Well I believe 23410 and 23130 is separately billable because if you read the description in the coders desk reference under these codes for 23130 it says: A partial acromioplasty or acromionectomy *with or without coracoacromial **ligament release* is done. This procedure is also commonly performed during repair to the rotator cuff in an effort to increase the space below the acromion where the cuff tendons traverse toward their insertion on the humerus. Dissection is carried down to the acromion. Acromioplasty involves the division of the acromioclavicular ligament followed by the use of a burr to cut away the under surface of the acromion....
then for 23410 it says:
the physician repairs a ruptured rotator cuff. A longitudinal incision is made along the anterior portion of the shoulder and the skin is reflected. the deltoid fibers and the underlying tissues are divided. The coracoacromial ligament is divided and the supraspinatus tendon is detached by a traverse incision along the greater tuberosity. the distal frayed edges of the tendon are removed....blah blah blah. 
23410 does not mention in the coders desk reference anything about acromioplasty or dissection carried down to the acromion. 
and 23130 says is commonly performed during repair to the rotator cuff. So that is my arguement as to why these codes are billable together.


----------



## Anna Weaver (Jul 14, 2010)

I did not mean to imply that the AAOS was not a reputable source. My comment was meant to reflect the fact that this physician in particular will not accept anything other than AAOS. no reflection against anyone or anything meant there. I also use them as references on occasion, but not to the exclusion of all others. 
When I researched this topic before (23410/23412 with 23130) I found that almost every other source felt it was inclusive. There are of course arguments that will go either way.


----------



## Bella Cullen (Jul 14, 2010)

Anna Weaver said:


> I did not mean to imply that the AAOS was not a reputable source. My comment was meant to reflect the fact that this physician in particular will not accept anything other than AAOS. no reflection against anyone or anything meant there. I also use them as references on occasion, but not to the exclusion of all others.
> When I researched this topic before (23410/23412 with 23130) I found that almost every other source felt it was inclusive. There are of course arguments that will go either way.
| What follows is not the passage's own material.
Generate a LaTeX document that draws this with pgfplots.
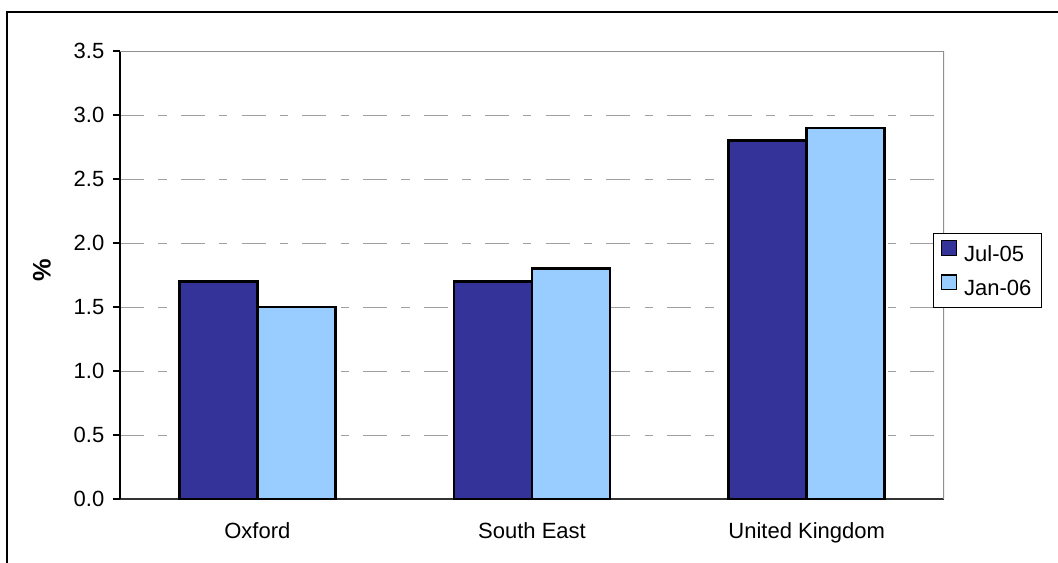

I didn't take anything you said as anything bad. I just wanted to tell you my take on those two codes and why I think they are not inclusive so then maybe you could see another persons point of view rather than just that physician that gives you a hard time. 
Because sometimes when physicians won't listen to anything you have to say it makes people automatically want to prove them wrong, so that is why I wanted to give my opinion on the topic just so you have someone else to go by. 
I'm sorry if you took anything I wrote the wrong way. I was just trying to help. 
That is the bad part of typing because things get interpreted wrong sometimes.


----------



## Anna Weaver (Jul 15, 2010)

Understood and I didn't take it wrong. Thanks for your opinions. You are right, sometimes I don't see what he's trying to say. We have a complete breakdown of communications between us and it makes me crazy. Out of the 30 or so physicians we have, he's the only one with whom I have this issue. So, I have to try and figure a way around it without my feelings getting in the way. Hard to do sometimes, but it happens.
Anyway, Thanks again. I do appreciate your feed-back.


----------